I agree, and another factor is the often awful application/recruitment processes in use these days which are soul destroying.
Long gone are the days of sending off a hand written covering letter and a copy of your CV and waiting for a face to face interview.
Now it's a long drawn out process, having to laboriously enter information into online computer screen boxes (some systems don't even allow you to copy and paste!) so you can't even set up a template in word of sentences/paragraphs etc.
Then if you get through the initial application screening (often done by AI or computer algorithm), you get put on the next level, which can be various online tasks/quizzes/games etc - again automated, which can also take a long time. Some of the "games" are awful, i.e. there's one like one of the "The Cube" games where a dot circles the screen and you have to hit a key to stop it on a specific place - which is actually impossible to do - the "test" is how long it takes the applicant before they give up to test their resilience! Just awful!
If you get through that, then it's often a computerised "interview" - again with no other person, but just having to write or speak your answers to a series of pre-set questions.

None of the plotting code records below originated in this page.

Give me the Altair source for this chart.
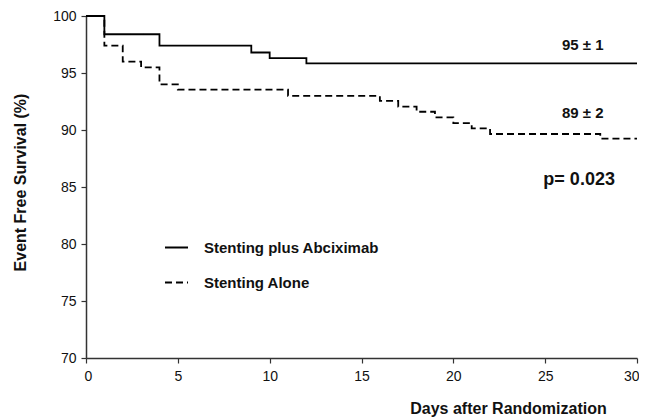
import altair as alt
import pandas as pd

# Kaplan-Meier style step data
days_abx = [0, 1, 4, 9, 10, 12, 30]
surv_abx = [100, 98.4, 97.4, 96.8, 96.3, 95.85, 95.85]

days_alone = [0, 1, 2, 3, 4, 5, 11, 16, 17, 18, 19, 20, 21, 22, 28, 30]
surv_alone = [100, 97.4, 96.0, 95.5, 94.0, 93.55, 93.0, 92.55, 92.05, 91.6,
              91.1, 90.6, 90.15, 89.65, 89.25, 89.25]

groups = ["Stenting plus Abciximab", "Stenting Alone"]

ann_labels = ["95 \u00b1 1", "89 \u00b1 2", "p= 0.023"]
ann_x = [27.05, 27.05, 26.85]
ann_y = [97.45, 91.5, 85.6]
ann_size = [15, 15, 18]

x_ticks = [0, 5, 10, 15, 20, 25, 30]
y_ticks = [70, 75, 80, 85, 90, 95, 100]

FONT = "Liberation Sans"

curves = pd.concat([
    pd.DataFrame({"day": days_abx, "surv": surv_abx, "group": groups[0]}),
    pd.DataFrame({"day": days_alone, "surv": surv_alone, "group": groups[1]}),
])
ann = pd.DataFrame({"label": ann_labels, "day": ann_x, "surv": ann_y, "size": ann_size})

x_scale = alt.Scale(domain=[0, 30], nice=False, zero=False)
y_scale = alt.Scale(domain=[70, 100], nice=False, zero=False)

lines = alt.Chart(curves).mark_line(
    interpolate="step-after", color="black", strokeWidth=1.8
).encode(
    x=alt.X("day:Q", scale=x_scale, axis=alt.Axis(
        values=x_ticks, title="Days after Randomization", grid=False,
        labelFlush=True, labelFlushOffset=2, labelOverlap=False,
        tickSize=5, labelPadding=6, titleX=422, titleY=55,
        titleAlign="center", titleBaseline="alphabetic",
        titleFontSize=16, titleFontWeight="bold")),
    y=alt.Y("surv:Q", scale=y_scale, axis=alt.Axis(
        values=y_ticks, title="Event Free Survival (%)", grid=False,
        labelFlush=False, labelOverlap=False,
        tickSize=5, labelPadding=5, titleX=-66, titleY=166,
        titleAngle=-90, titleAlign="center", titleBaseline="middle",
        titleFontSize=16, titleFontWeight="bold")),
    strokeDash=alt.StrokeDash("group:N", scale=alt.Scale(
        domain=groups, range=[[1, 0], [7, 4]]),
        legend=alt.Legend(title=None, orient="none", legendX=78, legendY=219,
                          symbolType="stroke", symbolSize=530,
                          symbolStrokeColor="black", symbolStrokeWidth=1.8,
                          labelFontSize=15, labelFontWeight="bold",
                          labelFont=FONT, labelColor="#111",
                          labelOffset=15, rowPadding=14, labelLimit=300)),
    detail="group:N",
)

texts = alt.Chart(ann).mark_text(
    font=FONT, fontWeight="bold", color="#111", align="center", baseline="middle"
).encode(
    x=alt.X("day:Q", scale=x_scale),
    y=alt.Y("surv:Q", scale=y_scale),
    text="label:N",
    size=alt.Size("size:Q", scale=None, legend=None),
)

chart = alt.layer(lines, texts).properties(
    width=551, height=342,
    autosize=alt.AutoSizeParams(type="none"),
    padding={"left": 78, "top": 8, "right": 2, "bottom": 60},
).configure_view(stroke=None).configure_axis(
    labelFont=FONT, titleFont=FONT, labelFontSize=14, labelColor="#111",
    titleColor="#111", domainColor="#333", tickColor="#333",
    domainWidth=1.5, tickWidth=1.2,
)

chart.save("out.html", embed_options={"renderer": "svg", "actions": False})
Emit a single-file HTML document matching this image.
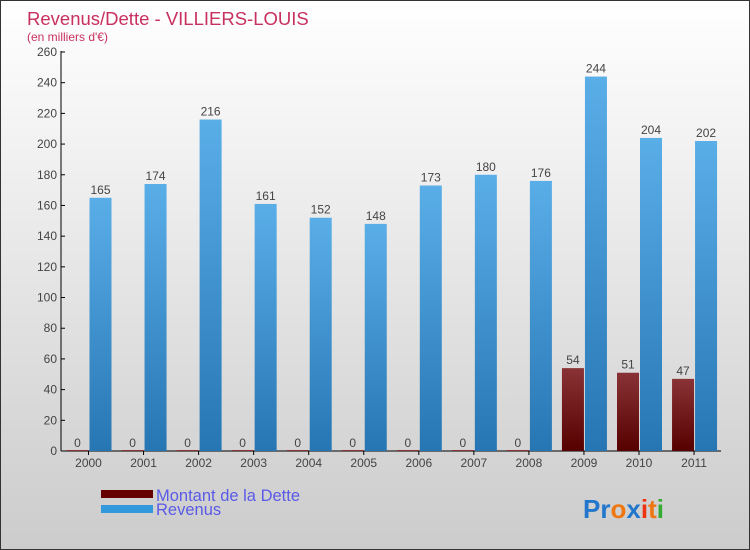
<!DOCTYPE html>
<html><head><meta charset="utf-8"><style>
body{margin:0}
#c{width:750px;height:550px;position:relative;box-sizing:border-box;border:1px solid #333;background:linear-gradient(#ffffff,#f0f0f0 30%,#d8d8d8 75%,#cccccc);font-family:"Liberation Sans",sans-serif;overflow:hidden}
</style></head><body>
<div id="c">
<svg width="750" height="550" id="s">
<defs>
<linearGradient id="gb" x1="0" y1="0" x2="0" y2="1"><stop offset="0" stop-color="#5aaee8"/><stop offset="1" stop-color="#2676b4"/></linearGradient>
<linearGradient id="gr" x1="0" y1="0" x2="0" y2="1"><stop offset="0" stop-color="#8a3336"/><stop offset="1" stop-color="#560000"/></linearGradient>
</defs>
<text x="26" y="24" font-size="18.5" fill="#c8305f">Revenus/Dette - VILLIERS-LOUIS</text>
<text x="26" y="40" font-size="12" fill="#c8305f">(en milliers d'€)</text>
<g id="plot"></g>
<rect x="100" y="489" width="52" height="8" fill="#660000"/>
<text x="155" y="500" font-size="16.5" fill="#5a5ae8">Montant de la Dette</text>
<rect x="100" y="504" width="52" height="8" fill="#3399dd"/>
<text x="155" y="514" font-size="16.5" fill="#5a5ae8">Revenus</text>
<text x="582" y="517" font-size="26" font-weight="bold"><tspan fill="#2277cc">Pr</tspan><tspan fill="#ee7711">o</tspan><tspan fill="#2277cc">x</tspan><tspan fill="#ee3311">i</tspan><tspan fill="#ee7711">t</tspan><tspan fill="#33aa33">i</tspan></text>
</svg>
</div>
<script>
const years=["2000","2001","2002","2003","2004","2005","2006","2007","2008","2009","2010","2011"];
const dette=[0,0,0,0,0,0,0,0,0,54,51,47];
const revenus=[165,174,216,161,152,148,173,180,176,244,204,202];
const ticks=[0,20,40,60,80,100,120,140,160,180,200,220,240,260];
const NS="http://www.w3.org/2000/svg";
const g=document.getElementById('plot');
const y=v=>450-v*399/260;
const xc=i=>87.5+55.05*i;
function mk(t,a){const e=document.createElementNS(NS,t);for(const k in a)e.setAttribute(k,a[k]);g.appendChild(e);return e;}
let ax=mk('line',{x1:60,y1:50,x2:60,y2:450,stroke:'#000'});


let bx=mk('line',{x1:60,y1:450,x2:720,y2:450,stroke:'#000'});


ticks.forEach(t=>{
 let l=mk('line',{x1:60,y1:y(t),x2:64,y2:y(t),stroke:'#000'});
 
 
 let tx=mk('text',{x:56,y:y(t)+4,'font-size':12,fill:'#444','text-anchor':'end'});tx.textContent=t;
 
 
});
years.forEach((yr,i)=>{
 const c=xc(i);
 let tk=mk('line',{x1:c,y1:450,x2:c,y2:454,stroke:'#000'});
 
 
 let lt=mk('text',{x:c,y:466,'font-size':12,fill:'#444','text-anchor':'middle'});lt.textContent=yr;
 
 
 const d=dette[i],r=revenus[i];
 let bd=mk('rect',{x:c-22,y:y(d)-(d?0:1),width:22,height:Math.max(450-y(d),1),fill:d?'url(#gr)':'#8a3336'});
 
 
 let vd=mk('text',{x:c-11,y:y(d)-4,'font-size':12,fill:'#444','text-anchor':'middle'});vd.textContent=d;
 
 
 let br=mk('rect',{x:c+1,y:y(r),width:22,height:450-y(r),fill:'url(#gb)'});
 
 
 let vr=mk('text',{x:c+12,y:y(r)-4,'font-size':12,fill:'#444','text-anchor':'middle'});vr.textContent=r;
 
 
});
</script>
</body></html>
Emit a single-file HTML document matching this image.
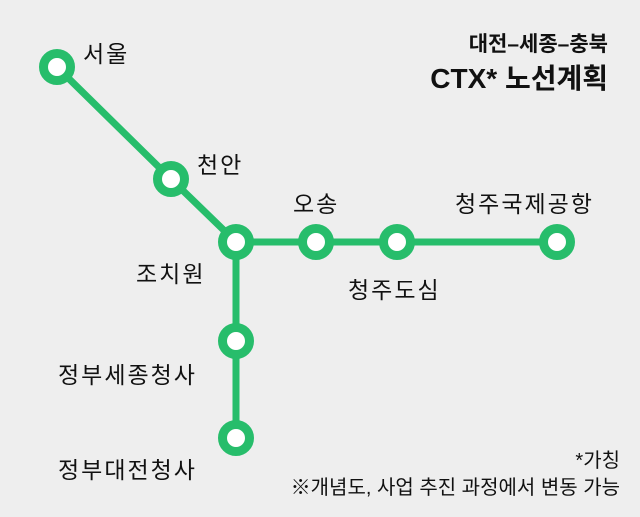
<!DOCTYPE html>
<html><head><meta charset="utf-8"><style>
html,body{margin:0;padding:0;background:#eeeeee;}
svg{display:block}
text{font-family:"Liberation Sans","Noto Sans CJK KR",sans-serif;fill:#111;}
</style></head><body>
<svg width="640" height="517" viewBox="0 0 640 517" xmlns="http://www.w3.org/2000/svg">
<rect width="640" height="517" fill="#eeeeee"/>
<g stroke="#27bd6b" stroke-width="7" fill="none">
<polyline points="57,67 171,179 236,242 557,242"/>
<line x1="236" y1="242" x2="236" y2="438"/>
</g>
<g fill="#ffffff" stroke="#27bd6b" stroke-width="9">
<circle cx="57" cy="67" r="13.5"/>
<circle cx="171" cy="179" r="13.5"/>
<circle cx="236" cy="242" r="13.5"/>
<circle cx="316" cy="242" r="13.5"/>
<circle cx="397" cy="242" r="13.5"/>
<circle cx="557" cy="242" r="13.5"/>
<circle cx="236" cy="341" r="13.5"/>
<circle cx="236" cy="438" r="13.5"/>
</g>
<g font-size="23" letter-spacing="2">
<text x="83" y="62">서울</text>
<text x="197" y="173">천안</text>
<text x="293" y="212">오송</text>
<text x="455" y="212">청주국제공항</text>
<text x="348" y="298">청주도심</text>
<text x="136" y="282">조치원</text>
<text x="58" y="383">정부세종청사</text>
<text x="58" y="478">정부대전청사</text>
</g>
<text x="608" y="51" font-size="21" font-weight="bold" text-anchor="end">대전–세종–충북</text>
<text x="608" y="88" font-size="28" font-weight="bold" text-anchor="end">CTX* 노선계획</text>
<text x="620" y="467" font-size="20" text-anchor="end">*가칭</text>
<text x="620" y="494" font-size="20" text-anchor="end">※개념도, 사업 추진 과정에서 변동 가능</text>
</svg>
</body></html>
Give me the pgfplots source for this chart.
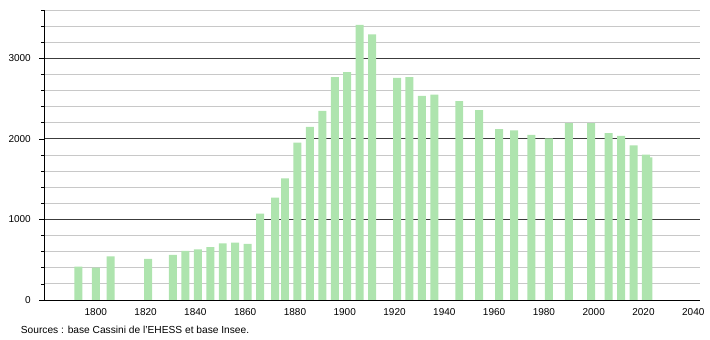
\documentclass[border=0pt]{standalone}
\usepackage{pgfplots}
\pgfplotsset{compat=1.18}
\usepackage{fontspec}
\setmainfont{Liberation Sans}
\definecolor{barg}{RGB}{174,228,174}
\definecolor{majg}{RGB}{60,60,60}
\definecolor{ming}{RGB}{200,200,200}
\begin{document}
\begin{tikzpicture}[x=1pt,y=1pt]
\path (0,0) rectangle (710,340);
\begin{axis}[
  at={(44pt,40pt)}, anchor=south west,
  scale only axis, width=656pt, height=290pt,
  xmin=1779.2, xmax=2042.7, ymin=0, ymax=3600,
  axis x line=bottom, axis y line=left,
  axis line style={black, -},
  xtick={1800,1820,...,2040},
  ytick={0,1000,2000,3000},
  minor ytick={200,400,600,800,1200,1400,1600,1800,2200,2400,2600,2800,3200,3400,3600},
  ymajorgrids, yminorgrids,
  major grid style={majg, line width=0.8pt},
  minor grid style={ming, line width=0.8pt},
  x tick style={draw=none},
  y tick style={black, line width=0.6pt},
  tick align=outside,
  major tick length=5pt, minor tick length=3pt,
  /pgf/number format/assume math mode=true,
  /pgf/number format/1000 sep={},
  tick label style={font=\fontsize{10}{12}\selectfont},
  xticklabel style={inner sep=0pt, anchor=north, yshift=-3pt},
  yticklabel style={inner sep=0pt, anchor=east, xshift=-8pt},
  clip=false,
]
\addplot[ybar, bar width=3.2, fill=barg, draw=none] coordinates {
(1793,415) (1800,403) (1806,540) (1821,511) (1831,561) (1836,611)
(1841,627) (1846,657) (1851,702) (1856,711) (1861,698) (1866,1072)
(1872,1272) (1876,1509) (1881,1954) (1886,2149) (1891,2348) (1896,2768)
(1901,2830) (1906,3416) (1911,3296) (1921,2756) (1926,2768) (1931,2535)
(1936,2548) (1946,2469) (1954,2357) (1962,2120) (1968,2107) (1975,2049)
(1982,2007) (1990,2195) (1999,2195) (2006,2070) (2011,2036) (2016,1920)
(2021,1804) (2022,1771)
};
\end{axis}
\node[anchor=base west, inner sep=0pt, font=\fontsize{10.2}{12}\selectfont] at (20.7,6.7) {Sources : base Cassini de l'EHESS et base Insee.};
\end{tikzpicture}
\end{document}
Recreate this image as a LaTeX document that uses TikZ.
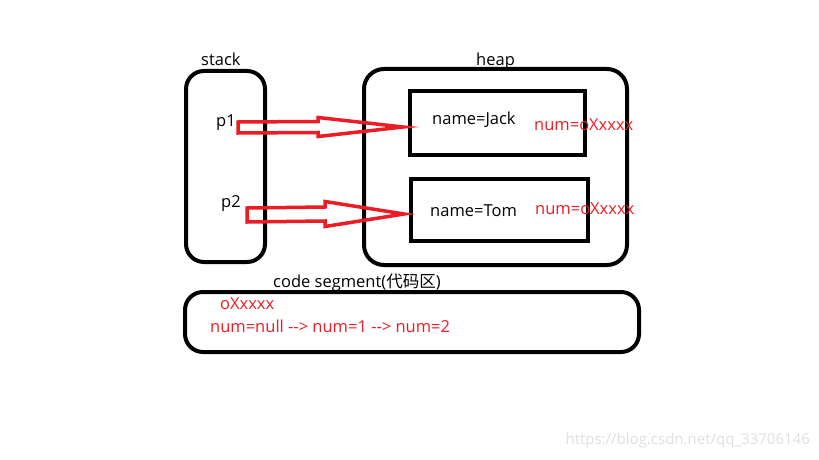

And so it goes on. Some have 5/6/7 stages before you get to the final stage of actually speaking to a real person for a "proper" interview.
They all have different time spans, so you need to set up a spreadsheet of applications and stages to "manage" the deadlines, i.e. make sure you do each stage within the time allowed. Some of the deadlines are very tight, i.e. 24 hours to do the next stage after you've completed the earlier stage, whilst others are several days.
It's very easy to see why people become demotivated very quickly and lose the will to continue!
My son went through it twice whilst at Uni. First time trying to find a placement year position and second time whilst applying for graduate scheme jobs to start upon graduation. He didn't get a placement year job, but at least went through the process, made mistakes, etc., so it was a useful experience for him. Second time for a proper job, it virtually dominated his life for 3 months as he applied for around 20 jobs - he had "tasks" and deadlines virtually every day, which was hard as he also had tasks and deadlines for his degree course too!
I never believed/understood just how crazy the process is these days. Back in my day, it was just covering letter with cv and an interview, but now each application can take several hours just to get through the initial couple of stages, and often they don't even get a "no" response - just ghosted so they don't know if they've succeeded at a level and don't know if they're just waiting for the next level or have been binned. Then, sometimes, it's an automated email, many days or weeks later, saying "level passed" and the just giving a day or so to complete the next task/level!
It is now a soul destroying system. Recruitment agencies are truly the devil in disguise as they require applicants to jump through so many hoops, and I'm not even convinced some of the jobs are real. It's all now a very duhumanising process.